Rivka did not gossip or talk behind Suri’s back; she did not malign her or ridicule her – yet she is guilty of lashon hara because the words that came out of her mouth caused tzaar – pain. Had Rivka been more conscientious; if she had invested some thought towards whom she was addressing, she could have modified her message, conveying the same information in a respectful and uplifting way – speaking in what would rightfully be viewed as lashon tov.

“Suri, I would love to have you sitting next to me for those 12 long hours in flight, though if I fall asleep, I can’t promise I won’t snore! Everyone in the family will be so happy to see you, but I want you to know that I am so looking forward to connecting with my sisters and will likely be spending most of my free time with them. You are most welcome to join us, but I don’t want you to feel obligated to. You may have more interesting people to visit or places to see than a bunch of yentas catching up on old news. It’s your call.

Years ago I was traveling in a van to an out of town shabbaton.
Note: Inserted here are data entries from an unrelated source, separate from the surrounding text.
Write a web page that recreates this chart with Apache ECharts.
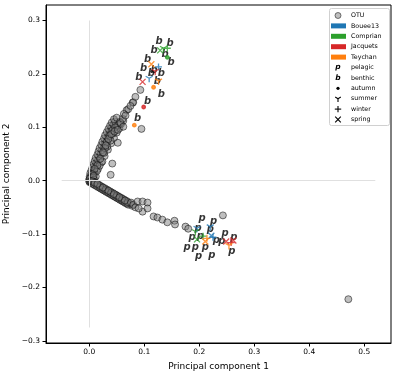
<!DOCTYPE html>
<html>
<head>
<meta charset="utf-8">
<script src="https://cdn.jsdelivr.net/npm/echarts@6/dist/echarts.min.js"></script>
<style>
  html, body { margin: 0; padding: 0; background: #fff; }
  #chart { width: 399px; height: 377px; }
</style>
</head>
<body>
<div id="chart"></div>
<script>
// tick labels
var xTicks = [0.0, 0.1, 0.2, 0.3, 0.4, 0.5];
var yTicks = [-0.3, -0.2, -0.1, 0.0, 0.1, 0.2, 0.3];

// OTU loadings
var otuPoints = [
  [0.000,0.002],[0.003,0.004],[0.001,0.008],[0.005,0.010],[0.002,0.014],[0.007,0.015],[0.004,0.019],
  [0.009,0.021],[0.006,0.025],[0.011,0.027],[0.008,0.031],[0.013,0.033],[0.010,0.037],[0.016,0.038],
  [0.012,0.043],[0.018,0.045],[0.015,0.049],[0.021,0.050],[0.017,0.055],[0.023,0.057],[0.019,0.061],
  [0.026,0.062],[0.022,0.067],[0.028,0.069],[0.024,0.073],[0.031,0.074],[0.027,0.079],[0.033,0.081],
  [0.029,0.085],[0.036,0.086],[0.032,0.091],[0.038,0.093],[0.035,0.097],[0.041,0.099],[0.038,0.103],
  [0.044,0.105],[0.041,0.109],[0.047,0.111],[0.045,0.115],[0.050,0.118],
  [0.010,0.015],[0.016,0.022],[0.022,0.034],[0.028,0.046],[0.034,0.058],[0.040,0.070],[0.045,0.080],
  [0.050,0.090],[0.055,0.098],[0.058,0.106],[0.062,0.112],
  [0.012,0.008],[0.014,0.018],[0.019,0.028],[0.024,0.036],[0.027,0.052],[0.033,0.064],[0.039,0.075],
  [0.043,0.088],[0.049,0.096],[0.053,0.104],[0.047,0.100],[0.042,0.094],[0.037,0.084],[0.032,0.072],
  [0.029,0.061],[0.025,0.053],[0.020,0.041],[0.015,0.029],[0.010,0.022],[0.006,0.012],[0.035,0.078],
  [0.040,0.087],[0.030,0.066],[0.046,0.092],[0.056,0.110],
  [0.057,0.108],[0.061,0.116],[0.062,0.101],[0.052,0.095],[0.068,0.132],[0.071,0.134],[0.079,0.146],
  [0.080,0.147],[0.084,0.157],[0.093,0.170],[0.095,0.097],[0.042,0.032],[0.039,0.011],[0.052,0.071],
  [0.063,0.125],[0.066,0.122],[0.075,0.140],
  [0.001,-0.003],[0.004,0.000],[0.002,0.001],[0.000,-0.001],[0.002,-0.002],[0.005,0.003],[0.003,0.006],
  [0.006,-0.001],[0.001,0.004],[0.004,-0.004],[0.007,0.006],[0.009,0.002],[0.008,0.009],
  [0.003,-0.001],[0.006,-0.006],[0.008,-0.002],[0.011,-0.009],[0.013,-0.005],[0.016,-0.012],[0.018,-0.008],
  [0.021,-0.015],[0.023,-0.011],[0.026,-0.018],[0.028,-0.014],[0.031,-0.021],[0.033,-0.017],[0.036,-0.024],
  [0.038,-0.020],[0.041,-0.027],[0.043,-0.023],[0.046,-0.030],[0.048,-0.026],[0.051,-0.033],[0.053,-0.029],
  [0.056,-0.036],[0.058,-0.032],[0.061,-0.039],[0.063,-0.035],[0.066,-0.042],[0.068,-0.038],[0.071,-0.045],
  [0.074,-0.043],[0.078,-0.047],
  [0.005,-0.001],[0.009,-0.007],[0.014,-0.010],[0.019,-0.013],[0.024,-0.016],[0.029,-0.019],[0.034,-0.022],
  [0.039,-0.025],[0.044,-0.028],[0.049,-0.031],[0.054,-0.034],[0.059,-0.037],[0.064,-0.040],[0.069,-0.043],
  [0.010,-0.004],[0.020,-0.010],[0.030,-0.016],[0.040,-0.022],[0.050,-0.028],[0.060,-0.034],[0.070,-0.040],
  [0.015,-0.006],[0.025,-0.013],[0.035,-0.019],[0.045,-0.025],[0.055,-0.031],[0.065,-0.037],[0.076,-0.041],
  [0.080,-0.045],
  [0.088,-0.039],[0.097,-0.039],[0.106,-0.041],[0.097,-0.058],[0.106,-0.052],[0.117,-0.067],[0.124,-0.069],
  [0.133,-0.073],[0.142,-0.078],[0.155,-0.075],[0.156,-0.082],[0.175,-0.086],[0.180,-0.090],[0.084,-0.050],
  [0.090,-0.052],[0.243,-0.065],[0.471,-0.222]
];

// sample scores: benthic (b) and pelagic (p)
var benthicPts = [
  [0.127,0.261],[0.147,0.257],[0.118,0.244],[0.138,0.237],[0.149,0.222],[0.106,0.228],[0.099,0.211],
  [0.118,0.207],[0.131,0.201],[0.090,0.194],[0.113,0.200],[0.124,0.185],[0.131,0.162],[0.106,0.149],
  [0.088,0.116]
];
var pelagicPts = [
  [0.205,-0.070],[0.226,-0.076],[0.198,-0.090],[0.220,-0.091],[0.187,-0.107],[0.202,-0.105],[0.231,-0.112],
  [0.241,-0.114],[0.247,-0.099],[0.263,-0.107],[0.178,-0.125],[0.193,-0.125],[0.211,-0.125],[0.259,-0.132],
  [0.199,-0.142],[0.223,-0.140]
];

// site / season markers: [x, y, season]
var bouee13Marks = [[0.126,0.213,'winter'],[0.109,0.190,'summer'],[0.196,-0.091,'summer'],[0.220,-0.088,'summer'],[0.225,-0.106,'winter'],[0.222,-0.103,'spring']];
var comprianMarks = [[0.129,0.244,'spring'],[0.142,0.248,'winter'],[0.135,0.246,'summer'],[0.142,0.231,'autumn'],[0.193,-0.097,'summer'],[0.207,-0.104,'winter'],[0.196,-0.110,'spring']];
var jacquetsMarks = [[0.097,0.185,'spring'],[0.120,0.203,'summer'],[0.099,0.138,'autumn'],[0.249,-0.114,'spring'],[0.258,-0.116,'winter'],[0.262,-0.112,'spring']];
var teychanMarks = [[0.113,0.218,'spring'],[0.126,0.185,'summer'],[0.117,0.175,'autumn'],[0.082,0.104,'autumn'],[0.211,-0.114,'spring'],[0.214,-0.108,'winter'],[0.254,-0.123,'summer']];

var siteNames = ['Bouee13', 'Comprian', 'Jacquets', 'Teychan'];
var siteColors = ['#1f77b4', '#2ca02c', '#d62728', '#ff7f0e'];
var siteMarks = [bouee13Marks, comprianMarks, jacquetsMarks, teychanMarks];
var seasonNames = ['autumn', 'summer', 'winter', 'spring'];

var seasonSymbol = {
  autumn: 'circle',
  summer: 'path://M0,0L0,1M0,0L-0.866,-0.5M0,0L0.866,-0.5',
  winter: 'path://M0,-1L0,1M-1,0L1,0',
  spring: 'path://M-1,-1L1,1M-1,1L1,-1'
};
var seasonSize = { autumn: 3.5, summer: 7, winter: 7, spring: 6 };

var chart = echarts.init(document.getElementById('chart'), null, { renderer: 'canvas' });

function tickFmt(v) {
  return (v < 0 ? '\u2212' : '') + Math.abs(v).toFixed(1);
}

var series = [];

// light reference lines through the origin
series.push({
  type: 'line',
  data: [],
  silent: true,
  z: 1,
  markLine: {
    silent: true,
    symbol: 'none',
    animation: false,
    label: { show: false },
    lineStyle: { color: '#e0e0e0', width: 1, type: 'solid' },
    data: [
      [{ coord: [0, -0.275] }, { coord: [0, 0.3] }],
      [{ coord: [-0.05, 0] }, { coord: [0.52, 0] }]
    ]
  }
});

series.push({
  name: 'OTU',
  type: 'scatter',
  data: otuPoints,
  symbol: 'circle',
  symbolSize: 7,
  z: 2,
  itemStyle: { color: '#808080', borderColor: '#000', borderWidth: 1, opacity: 0.5 }
});

function letterSeries(name, pts, letter) {
  return {
    name: name,
    type: 'scatter',
    data: pts,
    symbolSize: 1,
    z: 3,
    itemStyle: { color: 'rgba(0,0,0,0)' },
    label: {
      show: true,
      position: 'inside',
      formatter: letter,
      fontFamily: 'DejaVu Sans',
      fontSize: 10,
      fontWeight: 'bold',
      fontStyle: 'italic',
      color: '#000'
    }
  };
}
series.push(letterSeries('benthic', benthicPts, 'b'));
series.push(letterSeries('pelagic', pelagicPts, 'p'));

siteNames.forEach(function (name, i) {
  series.push({
    name: name,
    type: 'scatter',
    z: 4,
    symbolKeepAspect: true,
    data: siteMarks[i].map(function (m) {
      return { value: [m[0], m[1]], symbol: seasonSymbol[m[2]], symbolSize: seasonSize[m[2]] };
    }),
    itemStyle: { color: siteColors[i], borderColor: siteColors[i], borderWidth: 1.3 }
  });
});

// legend box
var legendItems = [];
var lx = 338, tx = 351, ly0 = 15.5, lstep = 10.4;
var legendFont = { fontFamily: 'DejaVu Sans', fontSize: 6.3, fill: '#000', verticalAlign: 'middle', align: 'left' };
function addLegendText(row, text) {
  legendItems.push({ type: 'text', x: tx, y: ly0 + row * lstep, style: Object.assign({ text: text }, legendFont) });
}
legendItems.push({
  type: 'rect',
  shape: { x: 329.5, y: 8.5, width: 60, height: 117, r: 2 },
  style: { fill: 'rgba(255,255,255,0.8)', stroke: '#d0d0d0', lineWidth: 1 }
});
// OTU
legendItems.push({ type: 'circle', shape: { cx: lx, cy: ly0, r: 3 }, style: { fill: 'rgba(128,128,128,0.5)', stroke: 'rgba(0,0,0,0.5)', lineWidth: 1 } });
addLegendText(0, 'OTU');
siteNames.forEach(function (name, i) {
  var y = ly0 + (i + 1) * lstep;
  legendItems.push({ type: 'rect', shape: { x: 331, y: y - 2.5, width: 15, height: 5 }, style: { fill: siteColors[i] } });
  addLegendText(i + 1, name);
});
['pelagic', 'benthic'].forEach(function (name, k) {
  var row = 5 + k;
  legendItems.push({
    type: 'text', x: lx, y: ly0 + row * lstep,
    style: { text: name.charAt(0), fontFamily: 'DejaVu Sans', fontSize: 7.5, fontWeight: 'bold', fontStyle: 'italic', fill: '#000', align: 'center', verticalAlign: 'middle' }
  });
  addLegendText(row, name);
});
seasonNames.forEach(function (name, k) {
  var row = 7 + k;
  var cy = ly0 + row * lstep;
  var st = { stroke: '#000', lineWidth: 1.1 };
  if (name === 'autumn') {
    legendItems.push({ type: 'circle', shape: { cx: lx, cy: cy, r: 1.6 }, style: { fill: '#000' } });
  } else if (name === 'summer') {
    legendItems.push({ type: 'line', shape: { x1: lx, y1: cy, x2: lx, y2: cy + 3.2 }, style: st });
    legendItems.push({ type: 'line', shape: { x1: lx, y1: cy, x2: lx - 2.8, y2: cy - 1.6 }, style: st });
    legendItems.push({ type: 'line', shape: { x1: lx, y1: cy, x2: lx + 2.8, y2: cy - 1.6 }, style: st });
  } else if (name === 'winter') {
    legendItems.push({ type: 'line', shape: { x1: lx - 3.2, y1: cy, x2: lx + 3.2, y2: cy }, style: st });
    legendItems.push({ type: 'line', shape: { x1: lx, y1: cy - 3.2, x2: lx, y2: cy + 3.2 }, style: st });
  } else {
    legendItems.push({ type: 'line', shape: { x1: lx - 2.8, y1: cy - 2.8, x2: lx + 2.8, y2: cy + 2.8 }, style: st });
    legendItems.push({ type: 'line', shape: { x1: lx - 2.8, y1: cy + 2.8, x2: lx + 2.8, y2: cy - 2.8 }, style: st });
  }
  addLegendText(row, name);
});

chart.setOption({
  animation: false,
  backgroundColor: '#fff',
  textStyle: { fontFamily: 'DejaVu Sans' },
  grid: {
    left: 46, top: 5, width: 345, height: 338,
    outerBoundsMode: 'none', containLabel: false,
    show: true, borderColor: '#000', borderWidth: 1, backgroundColor: 'transparent'
  },
  xAxis: {
    type: 'value',
    min: -0.0785,
    max: 0.5485,
    name: 'Principal component 1',
    nameLocation: 'middle',
    nameGap: 19,
    nameTextStyle: { fontFamily: 'DejaVu Sans', fontSize: 9, color: '#000' },
    axisLine: { show: true, onZero: false, lineStyle: { color: '#000', width: 1 } },
    axisTick: { show: true, length: 3.5, lineStyle: { color: '#000' }, customValues: xTicks },
    axisLabel: { fontFamily: 'DejaVu Sans', fontSize: 7.5, color: '#000', margin: 5, customValues: xTicks, formatter: tickFmt },
    splitLine: { show: false }
  },
  yAxis: {
    type: 'value',
    min: -0.304,
    max: 0.329,
    name: 'Principal component 2',
    nameLocation: 'middle',
    nameGap: 32,
    nameTextStyle: { fontFamily: 'DejaVu Sans', fontSize: 9, color: '#000' },
    axisLine: { show: true, onZero: false, lineStyle: { color: '#000', width: 1 } },
    axisTick: { show: true, length: 3.5, lineStyle: { color: '#000' }, customValues: yTicks },
    axisLabel: { fontFamily: 'DejaVu Sans', fontSize: 7.5, color: '#000', margin: 6, customValues: yTicks, formatter: tickFmt },
    splitLine: { show: false }
  },
  graphic: { elements: legendItems },
  series: series
});
</script>
</body>
</html>
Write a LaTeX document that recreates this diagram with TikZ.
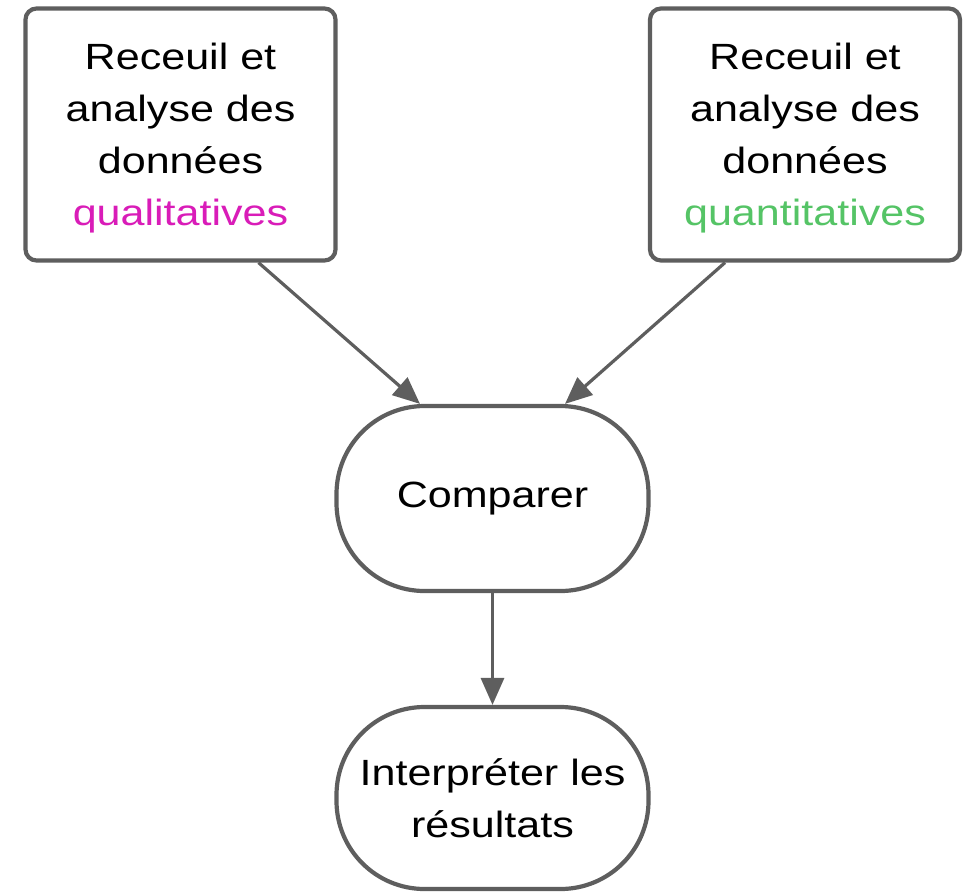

The other passengers were single, never married, women in their mid-40s. The driver was divorced, but had children – one of whom was engaged. She went on and on about the wedding plans – her dealings with the caterer, and the florist and her future machatunim, the wonderful boy her daughter was marrying, and how her two adorable grand-daughters were going to march and throw flowers before the kallah , etc.

I could relate to some degree to what she was saying, but I know the others in the car, while seemingly interested in their friend’s “nachas generating” offspring, were crying inside, as they were so blatantly reminded of what was so acutely lacking in their lives – and would likely elude them forever.

It is crucial to take a moment to see whom you are talking to before you open your mouth. Are you sharing your excitement about your home renovations with someone who has parnasah issues? Or bragging about your gifted two year old to someone with a special-needs grandchild?

This does not mean that you should act as if some aspects of your life do not exist. That would not be fair. So if your young neighbor, for example, who is experiencing infertility, asks how your five year old likes his new school, by all means tell her/him. S/he genuinely wants to know how you are doing. You don’t have to live your life walking on eggshells – everyone’s reality has been custom designed by Hashem.

But don’t be a bulldozer either. Think before you talk.